規制改革会議 和食学ぶ外国人に在留資格与えるよう意見相次ぐ
和食のすばらしさを世界へ。老舗割烹(かっぽう)も大歓迎の、ある試みが始まろうとしている。
東京・新宿区にある寿司職人養成学校では、外国人の生徒が、日本人の先生に教わって、魚をさばいていた。
慣れない手つきで、恐る恐る寿司を握るのは、イタリア人のステファノさん。
将来の夢について、ステファノさんは「ミラノの日本料理店で勉強を始めて、日本料理店を開きたいと思っています」と語った。
この学校では、これまで世界50カ国以上、およそ300人が、寿司職人になるための技術を学んできたという。
台湾から来た受講生は「寿司店。
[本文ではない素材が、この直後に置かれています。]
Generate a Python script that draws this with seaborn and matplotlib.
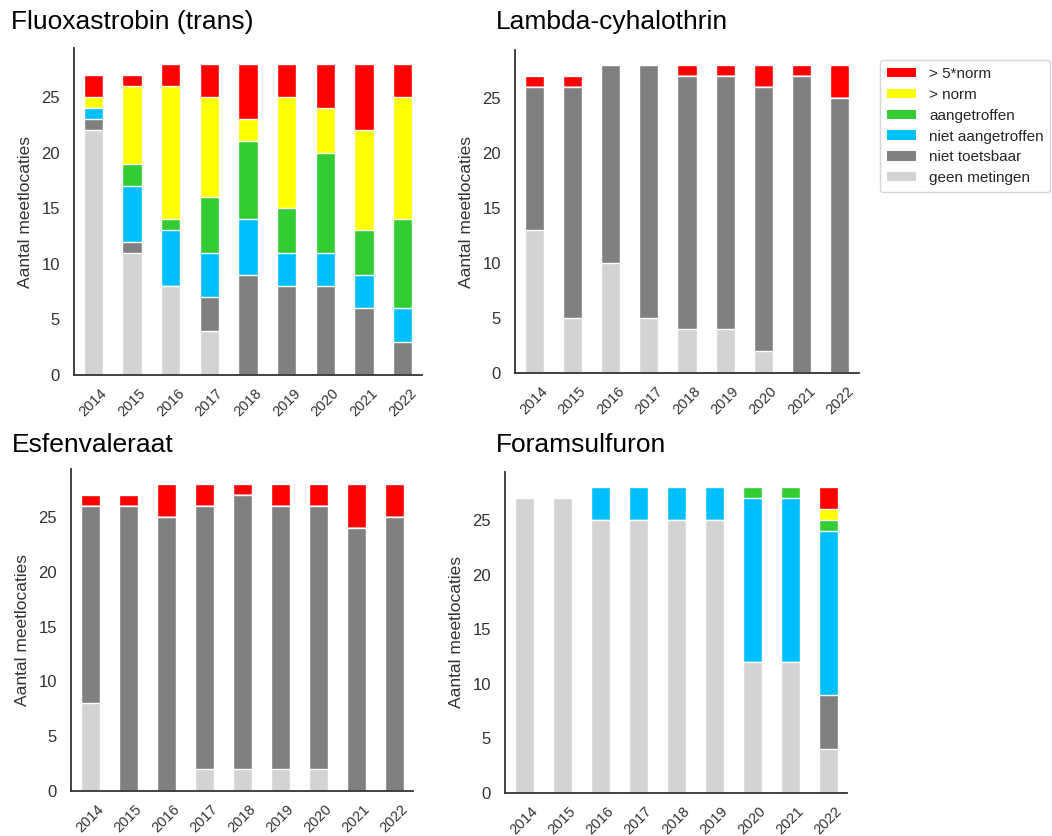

日本料理店を(地元で)やるつもりあります。(どこで?)台湾の台北でしょうね」と話した。
今後、こうした外国人の調理師たちが、和食を世界にアピールする担い手となるかもしれない。
政府の規制改革会議が31日に開いた分科会で、出席者から、日本で働きながら和食を学ぶ外国人に対し、在留資格を認めるよう求める意見が相次ぎ、法務省も、前向きに検討する意向を示した。
実はこれまで、外国人調理師が日本で働くには、大きな法律の壁があった。
これまでは、外国人が学校を卒業しても、日本で働きながら和食の修業を積むことはできなかった。
日本のレストランで働くことができる外国人調理師は、まずフランス料理やイタリア料理など、外国独自の料理の調理師であることと、さらに、自国での実務経験が10年以上あるなどの条件を満たした場合に限り、料理人としての在留資格が認められてきた。
その一方で、日本の料理学校を出た外国人は、働きながら日本料理の技術を学ぶことなどは、認められなかった。
東京すしアカデミーの福江 誠社長は「学校で勉強して、さらに日本のいい店で就職したいという方は多いが、現実は、ビザの問題があって働けない」と話した。
こうした中、検討が始まった外国人調理師への規制緩和の動き。
政府は、日本文化を世界に広め、経済成長につなげる「クールジャパン戦略」に力を入れているが、12月に、和食がユネスコの無形文化遺産に登録される予定の今は、まさに、和食の認知度を海外にアップさせるチャンス。
日本で学んだ外国人が、帰国後、海外で和食の魅力を伝えることで、日本の食文化の海外展開の促進につながるとの狙いがあるとみられる。
そして、期待の声は老舗の料理店からも聞かれた。
和食を学ぶ外国人に在留資格を与え、和食の魅力を伝えてもらおうという動きに、老舗の割烹料理店、東京・中央区の江戸割烹 米村の藤野泰弘さんは「海外の外国人の方で日本食を勉強したいという方の在留資格を認められることは、われわれとしては、大歓迎。海外に、本当の日本食がどういったものかというのを学んで、発信していただきたいと思っている」と話した。